*AIM OF THE EXERCISE:*
Filter the data for lines with the word "draws", then copy every line so identified.

*THE DATA:*
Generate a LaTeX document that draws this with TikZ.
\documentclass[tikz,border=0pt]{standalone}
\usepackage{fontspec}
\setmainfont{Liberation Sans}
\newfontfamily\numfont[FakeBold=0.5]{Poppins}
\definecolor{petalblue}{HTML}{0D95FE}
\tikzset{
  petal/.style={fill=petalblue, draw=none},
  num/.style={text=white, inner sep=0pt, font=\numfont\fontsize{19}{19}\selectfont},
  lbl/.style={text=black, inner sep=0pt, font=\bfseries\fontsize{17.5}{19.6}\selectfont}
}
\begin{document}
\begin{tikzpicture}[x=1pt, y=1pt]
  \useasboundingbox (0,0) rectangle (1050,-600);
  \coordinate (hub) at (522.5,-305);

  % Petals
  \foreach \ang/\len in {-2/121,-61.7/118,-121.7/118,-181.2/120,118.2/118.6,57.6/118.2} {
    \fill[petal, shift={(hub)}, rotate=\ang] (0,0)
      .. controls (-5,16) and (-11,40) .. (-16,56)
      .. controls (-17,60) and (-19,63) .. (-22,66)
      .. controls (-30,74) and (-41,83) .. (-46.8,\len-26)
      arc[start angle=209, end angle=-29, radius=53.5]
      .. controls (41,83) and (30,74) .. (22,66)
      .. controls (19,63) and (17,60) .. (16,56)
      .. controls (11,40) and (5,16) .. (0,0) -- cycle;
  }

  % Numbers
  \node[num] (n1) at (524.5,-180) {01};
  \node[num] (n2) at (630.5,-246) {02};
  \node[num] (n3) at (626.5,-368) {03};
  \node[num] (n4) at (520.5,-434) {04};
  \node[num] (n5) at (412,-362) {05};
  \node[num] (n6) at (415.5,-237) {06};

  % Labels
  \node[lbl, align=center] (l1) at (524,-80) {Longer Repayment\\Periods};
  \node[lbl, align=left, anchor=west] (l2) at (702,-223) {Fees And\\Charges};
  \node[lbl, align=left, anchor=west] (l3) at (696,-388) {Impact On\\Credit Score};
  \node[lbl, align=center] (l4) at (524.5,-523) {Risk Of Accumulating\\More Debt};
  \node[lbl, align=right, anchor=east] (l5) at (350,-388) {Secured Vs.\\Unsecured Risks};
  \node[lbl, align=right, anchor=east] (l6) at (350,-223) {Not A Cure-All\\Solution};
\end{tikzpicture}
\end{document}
* * *
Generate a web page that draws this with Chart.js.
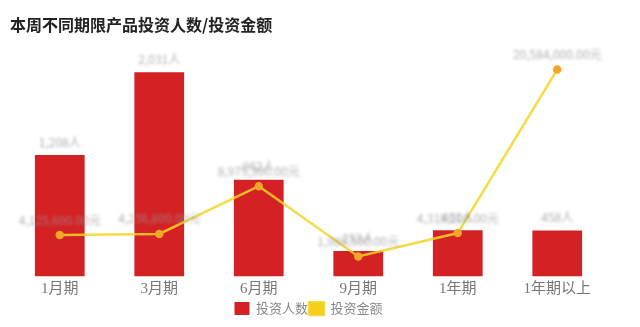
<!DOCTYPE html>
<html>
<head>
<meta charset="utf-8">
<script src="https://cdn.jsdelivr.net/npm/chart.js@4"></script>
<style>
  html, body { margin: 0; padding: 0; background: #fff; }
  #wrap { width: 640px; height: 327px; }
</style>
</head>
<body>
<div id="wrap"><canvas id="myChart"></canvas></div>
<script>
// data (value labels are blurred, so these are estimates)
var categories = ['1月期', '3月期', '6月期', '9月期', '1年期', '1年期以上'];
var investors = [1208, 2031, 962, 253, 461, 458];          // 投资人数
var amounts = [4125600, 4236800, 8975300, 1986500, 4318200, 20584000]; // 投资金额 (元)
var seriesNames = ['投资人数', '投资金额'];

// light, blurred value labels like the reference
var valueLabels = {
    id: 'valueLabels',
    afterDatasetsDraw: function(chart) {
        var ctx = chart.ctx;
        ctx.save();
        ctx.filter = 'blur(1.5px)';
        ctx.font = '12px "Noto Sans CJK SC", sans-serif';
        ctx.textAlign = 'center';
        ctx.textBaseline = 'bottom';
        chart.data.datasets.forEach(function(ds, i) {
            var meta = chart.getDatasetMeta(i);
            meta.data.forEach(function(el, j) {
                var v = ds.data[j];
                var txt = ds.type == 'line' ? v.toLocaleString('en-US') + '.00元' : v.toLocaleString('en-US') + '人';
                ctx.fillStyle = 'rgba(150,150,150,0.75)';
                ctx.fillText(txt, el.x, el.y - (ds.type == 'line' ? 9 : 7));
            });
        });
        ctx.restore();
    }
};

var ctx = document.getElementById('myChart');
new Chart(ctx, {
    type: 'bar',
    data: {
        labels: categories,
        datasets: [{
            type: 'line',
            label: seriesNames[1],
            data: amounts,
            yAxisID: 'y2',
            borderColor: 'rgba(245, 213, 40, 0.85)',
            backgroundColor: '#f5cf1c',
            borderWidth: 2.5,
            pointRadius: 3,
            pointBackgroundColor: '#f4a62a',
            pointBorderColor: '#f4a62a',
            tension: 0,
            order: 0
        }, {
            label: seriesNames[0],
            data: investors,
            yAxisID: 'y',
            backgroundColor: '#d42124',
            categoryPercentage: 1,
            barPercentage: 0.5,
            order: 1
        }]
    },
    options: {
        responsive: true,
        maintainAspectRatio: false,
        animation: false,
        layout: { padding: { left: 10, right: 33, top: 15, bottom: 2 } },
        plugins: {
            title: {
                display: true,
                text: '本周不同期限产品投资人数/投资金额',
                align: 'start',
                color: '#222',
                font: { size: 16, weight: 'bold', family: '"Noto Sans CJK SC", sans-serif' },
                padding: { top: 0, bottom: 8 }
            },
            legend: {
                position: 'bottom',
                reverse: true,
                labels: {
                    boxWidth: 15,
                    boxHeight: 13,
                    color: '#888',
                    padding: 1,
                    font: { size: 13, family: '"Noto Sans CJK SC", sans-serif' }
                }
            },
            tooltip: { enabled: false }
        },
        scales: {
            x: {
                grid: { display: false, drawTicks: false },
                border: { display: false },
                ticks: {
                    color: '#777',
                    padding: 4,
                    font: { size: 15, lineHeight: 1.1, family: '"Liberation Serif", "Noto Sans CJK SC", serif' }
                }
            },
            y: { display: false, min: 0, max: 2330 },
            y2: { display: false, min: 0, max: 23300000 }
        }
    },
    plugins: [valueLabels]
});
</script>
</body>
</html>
* * *
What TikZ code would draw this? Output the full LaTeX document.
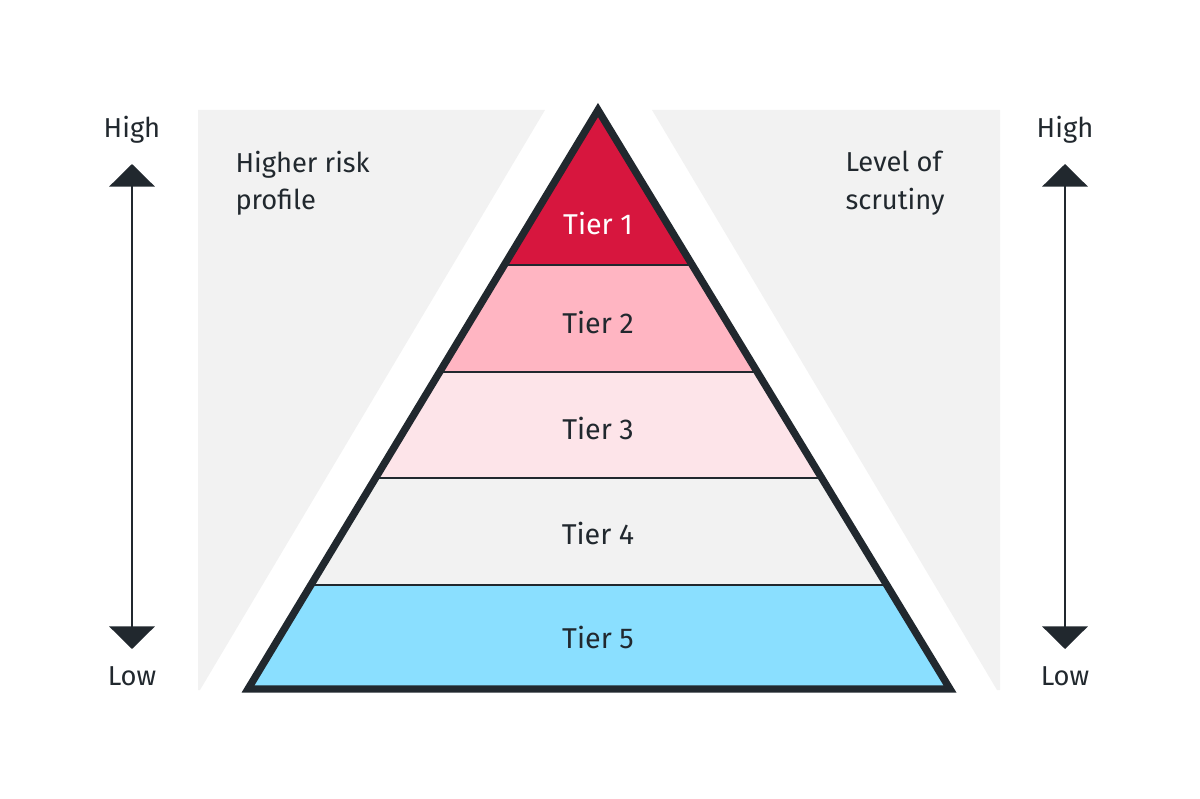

*ANSWER BELOW:*
Generate a LaTeX document that draws this with TikZ.
Generate a web page that draws this with Chart.js.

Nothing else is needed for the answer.